Despite the important contribution of this study, there are some limitations that should be acknowledged. First, this study responds to one of the suggestions by Rosellini and Brown (
2019) that validation should be done with a significant sample of participants from the nonclinical community. However, despite its advantage, our sample is also a limitation. The replication of this study in a clinical sample, particularly of patients with a diagnosis of EDs or other mental health problems, would be of particular value. Second, as part of the precision studies, we did not assess the instrument’s test-retest reliability. In future studies, it would be important to evaluate the temporal stability of the MEDI as well as its sensitivity to change in the context of treatment. The use of a convenience (self-selected) sample and online recruitment should also be noted. It is possible that these factors may have contributed to a higher incidence of younger individuals as well as individuals with higher education and internet access, which may have introduced biases that compromise the generalization of these results.

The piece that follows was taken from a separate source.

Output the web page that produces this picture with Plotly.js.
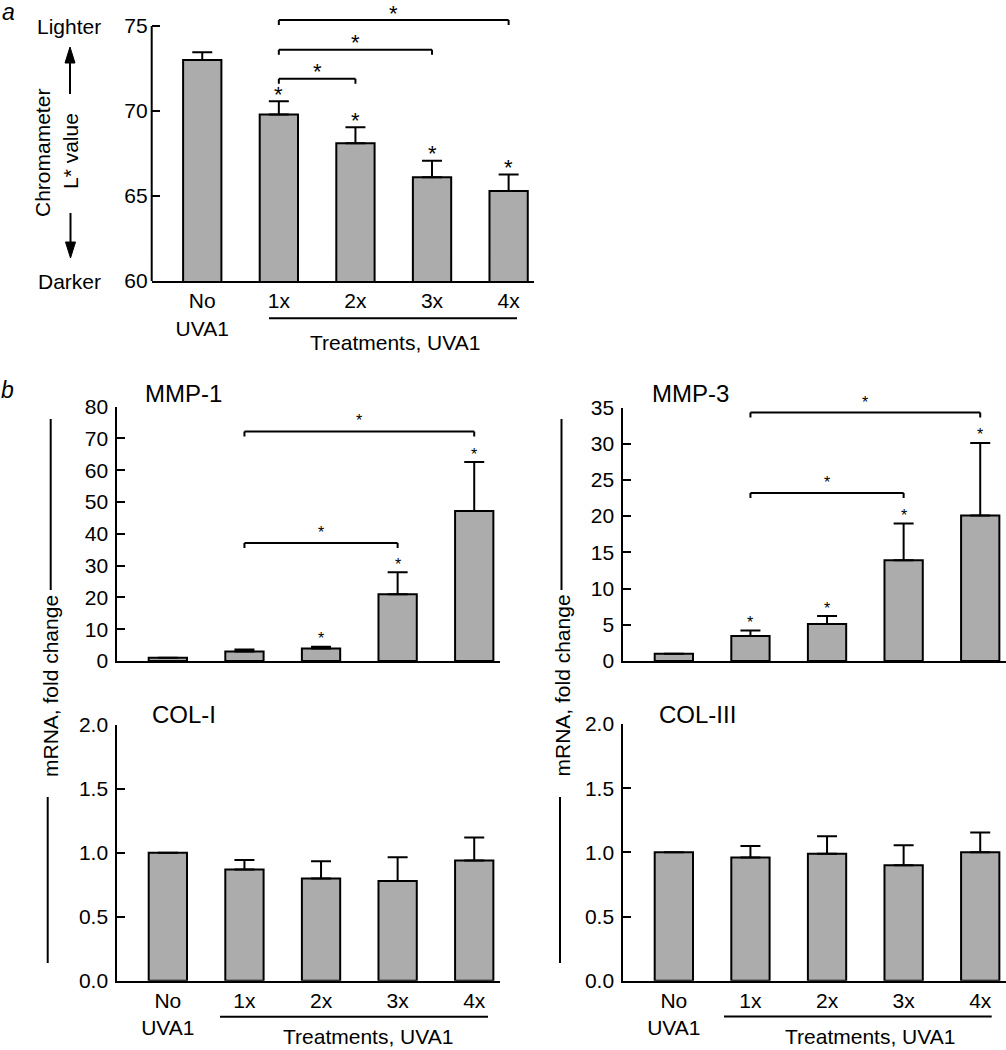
<!DOCTYPE html>
<html><head><meta charset="utf-8">
<script src="https://cdn.plot.ly/plotly-3.0.1.min.js"></script>
<style>html,body{margin:0;padding:0;background:#fff}</style>
</head><body><div id="chart" style="width:1006px;height:1050px"></div>
<script>
// ---------- data ----------
const categories = ['No<br>UVA1', '1x', '2x', '3x', '4x'];
const lValue   = [73.0, 69.8, 68.1, 66.1, 65.3];
const lErr     = [0.45, 0.77, 0.95, 0.97, 0.97];
const lStars   = [false, true, true, true, true];
const lBrackets = [[1, 2, 71.9], [1, 3, 73.6], [1, 4, 75.35]];

const mmp1     = [1.0, 3.0, 3.9, 21.0, 47.2];
const mmp1Err  = [0, 0.6, 0.6, 6.9, 15.4];
const mmp1Stars = [false, false, true, true, true];
const mmp1Brackets = [[1, 3, 37.1], [1, 4, 72.2]];

const mmp3     = [1.0, 3.45, 5.1, 13.9, 20.1];
const mmp3Err  = [0, 0.75, 1.1, 5.1, 10.0];
const mmp3Stars = [false, true, true, true, true];
const mmp3Brackets = [[1, 3, 23.2], [1, 4, 34.3]];

const col1     = [1.0, 0.87, 0.80, 0.78, 0.94];
const col1Err  = [0, 0.075, 0.135, 0.185, 0.18];
const col3     = [1.0, 0.96, 0.99, 0.90, 1.0];
const col3Err  = [0, 0.09, 0.135, 0.155, 0.155];

const ticksA   = [60, 65, 70, 75];
const ticksM1  = [0, 10, 20, 30, 40, 50, 60, 70, 80];
const ticksM3  = [0, 5, 10, 15, 20, 25, 30, 35];
const ticksCol = [0, 0.5, 1.0, 1.5, 2.0];

// ---------- helpers ----------
const W = 1006, H = 1050;
const FONT = 'Liberation Sans, Arial, Helvetica, sans-serif';
const px = v => v / W;
const py = v => 1 - v / H;
const xIdx = categories.map((c, i) => i);
const BAR = '#acacac';
const TICK = 21;

function barTrace(vals, errs, xa, ya) {
  return {
    type: 'bar', x: xIdx, y: vals, xaxis: xa, yaxis: ya, width: 0.5,
    marker: {color: BAR, line: {color: '#000', width: 2}},
    error_y: {type: 'data', array: errs, arrayminus: errs.map(() => 0), symmetric: false,
              visible: true, color: '#000', thickness: 2, width: 10},
    hoverinfo: 'skip', showlegend: false
  };
}

function xAxis(x0, x1, anchor, showLabels) {
  return {
    domain: [px(x0), px(x1)], range: [-0.66, 4.33], anchor: anchor,
    showline: true, linewidth: 2, linecolor: '#000', ticks: '',
    showgrid: false, zeroline: false, fixedrange: true,
    tickvals: xIdx, ticktext: categories, showticklabels: showLabels,
    tickfont: {family: FONT, size: TICK, color: '#000'}
  };
}
function yAxis(top, bottom, range, tickvals, fmt, anchor, showline) {
  return {
    domain: [py(bottom), py(top)], range: range, anchor: anchor,
    showline: showline, linewidth: 2, linecolor: '#000',
    ticks: 'inside', ticklen: 8, tickwidth: 2, tickcolor: '#000',
    tickvals: tickvals, tickformat: fmt, ticklabelstandoff: 3,
    showgrid: false, zeroline: false, fixedrange: true,
    tickfont: {family: FONT, size: TICK, color: '#000'}
  };
}

const shapes = [];
const annotations = [];
const LINE = {color: '#000', width: 2};

function brackets(list, xa, ya, starSize, shift) {
  list.forEach(([i, j, level]) => {
    shapes.push({type: 'line', xref: xa, yref: ya, x0: i, x1: j, y0: level, y1: level, line: LINE});
    [i, j].forEach(k => shapes.push({type: 'line', xref: xa, yref: ya, x0: k, x1: k,
      ysizemode: 'pixel', yanchor: level, y0: 0, y1: -5, line: LINE}));
    annotations.push({xref: xa, yref: ya, x: (i + j) / 2, y: level, text: '*', showarrow: false,
      xanchor: 'center', yanchor: 'middle', yshift: shift,
      font: {family: FONT, size: starSize, color: '#000'}});
  });
}
function barStars(flags, vals, errs, xa, ya, starSize, shift) {
  flags.forEach((f, i) => {
    if (!f) return;
    annotations.push({xref: xa, yref: ya, x: i, y: vals[i] + errs[i], text: '*', showarrow: false,
      xanchor: 'center', yanchor: 'middle', yshift: shift,
      font: {family: FONT, size: starSize, color: '#000'}});
  });
}
function label(text, x, y, size, angle, yanchor) {
  annotations.push({xref: 'paper', yref: 'paper', x: px(x), y: py(y), text: text, showarrow: false,
    xanchor: 'center', yanchor: yanchor || 'middle', textangle: angle || 0,
    font: {family: FONT, size: size, color: '#000'}});
}
function pline(x0, y0, x1, y1) {
  shapes.push({type: 'line', xref: 'paper', yref: 'paper', x0: px(x0), y0: py(y0), x1: px(x1), y1: py(y1), line: LINE});
}
function arrowHead(x, tipY, baseY) {
  shapes.push({type: 'path', xref: 'paper', yref: 'paper',
    path: `M ${px(x - 5)},${py(baseY)} L ${px(x)},${py(tipY)} L ${px(x + 5)},${py(baseY)} Z`,
    fillcolor: '#000', line: {color: '#000', width: 1}});
}

// ---------- panel a ----------
brackets(lBrackets, 'x', 'y', 22, 7);
barStars(lStars, lValue, lErr, 'x', 'y', 22, 7);
// y axis line only from 60 to 75
shapes.push({type: 'line', xref: 'x domain', yref: 'y', x0: 0, x1: 0, y0: 60, y1: 75, line: LINE});

annotations.push({xref: 'paper', yref: 'paper', x: 0, y: 1, xanchor: 'left', yanchor: 'top',
  text: '<i>a</i>', showarrow: false, xshift: 0, yshift: 3, font: {family: FONT, size: 23, color: '#000'}});
label('Lighter', 69, 27, 21);
label('Darker', 69, 281, 21);
label('Chromameter', 43, 153, 21, -90);
label('L* value', 70, 151, 21, -90);
pline(70, 94, 70, 60);
arrowHead(70, 47, 63);
pline(70.5, 213, 70.5, 245);
arrowHead(70.5, 258, 242);
pline(269, 318.3, 517, 318.3);
label('Treatments, UVA1', 395, 342, 21);

// ---------- panel b ----------
label('<i>b</i>', 7, 390, 23);
label('MMP-1', 183, 393.5, 24);
label('MMP-3', 690, 393.5, 24);
label('COL-I', 184, 714, 24);
label('COL-III', 697, 714, 24);

brackets(mmp1Brackets, 'x2', 'y2', 16, 10.5);
barStars(mmp1Stars, mmp1, mmp1Err, 'x2', 'y2', 16, 8);
brackets(mmp3Brackets, 'x3', 'y3', 16, 10.5);
barStars(mmp3Stars, mmp3, mmp3Err, 'x3', 'y3', 16, 8);

// y-axis titles with long rules
label('mRNA, fold change', 50, 686, 21, -90);
pline(50.7, 419, 50.7, 590);
pline(47.7, 797, 47.7, 963);
label('mRNA, fold change', 561.5, 686, 21, -90);
pline(561.5, 419, 561.5, 590);
pline(560, 797, 560, 963);

pline(220, 1016.7, 488, 1016.7);
label('Treatments, UVA1', 367.5, 1050, 21, 0, 'bottom');
pline(724, 1016.5, 991.7, 1016.5);
label('Treatments, UVA1', 870, 1050, 21, 0, 'bottom');

const data = [
  barTrace(lValue, lErr, 'x', 'y'),
  barTrace(mmp1, mmp1Err, 'x2', 'y2'),
  barTrace(mmp3, mmp3Err, 'x3', 'y3'),
  barTrace(col1, col1Err, 'x4', 'y4'),
  barTrace(col3, col3Err, 'x5', 'y5')
];

const layout = {
  width: W, height: H, autosize: false,
  margin: {l: 0, r: 0, t: 0, b: 0},
  paper_bgcolor: '#fff', plot_bgcolor: 'rgba(0,0,0,0)',
  font: {family: FONT, color: '#000'},
  showlegend: false, bargap: 0,
  xaxis:  xAxis(151.7, 533.9, 'y', true),
  yaxis:  yAxis(5.6, 281, [60, 76.2], ticksA, 'd', 'x', false),
  xaxis2: xAxis(117.3, 499.5, 'y2', false),
  yaxis2: yAxis(406.7, 661, [0, 80], ticksM1, 'd', 'x2', true),
  xaxis3: xAxis(623.3, 1005.5, 'y3', false),
  yaxis3: yAxis(407.5, 661, [0, 35], ticksM3, 'd', 'x3', true),
  xaxis4: xAxis(117.3, 499.5, 'y4', true),
  yaxis4: yAxis(725, 980.7, [0, 2], ticksCol, '.1f', 'x4', true),
  xaxis5: xAxis(623.3, 1005.5, 'y5', true),
  yaxis5: yAxis(724, 980.7, [0, 2], ticksCol, '.1f', 'x5', true),
  shapes: shapes,
  annotations: annotations
};

Plotly.newPlot('chart', data, layout, {displayModeBar: false, staticPlot: true});
</script>
</body></html>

With the results of this study, we can conclude that the European Portuguese validation study of the MEDI provides solid support for this inventory and for its practical use in clinical settings. Our findings demonstrate that this instrument is an efficient and valid assessment of the nine dimensions and phenotypes of EDs proposed by Brown and Barlow (
2009). In addition to this efficient assessment, the MEDI is a useful tool for research as well as for more general clinical purposes. For example, the strong support for convergent validity demonstrates that it is possible to use the MEDI to replace long (and multiple) questionnaires to assess the constructs covered by the MEDI. In addition, as noted by Rosellini and Brown (
2019), its use would bridge the difficulty associated with decisions that must be made by mental health professionals regarding which self-report instruments to use since a measure such as the MEDI can assess a broad range of dimensions associated with EDs. Thus, the MEDI has important benefits for researchers, clinicians in mental health care and patients because it enhances standardized outcomes and decreases the amount of time spent on clinical assessments. Finally, as also underscored by Rossellini and Brown (2014), the confluence of dimensional indicators and related categorical profiles may also serve as a valuable complement to the categorical diagnosis, which still has strong roots in current healthcare systems.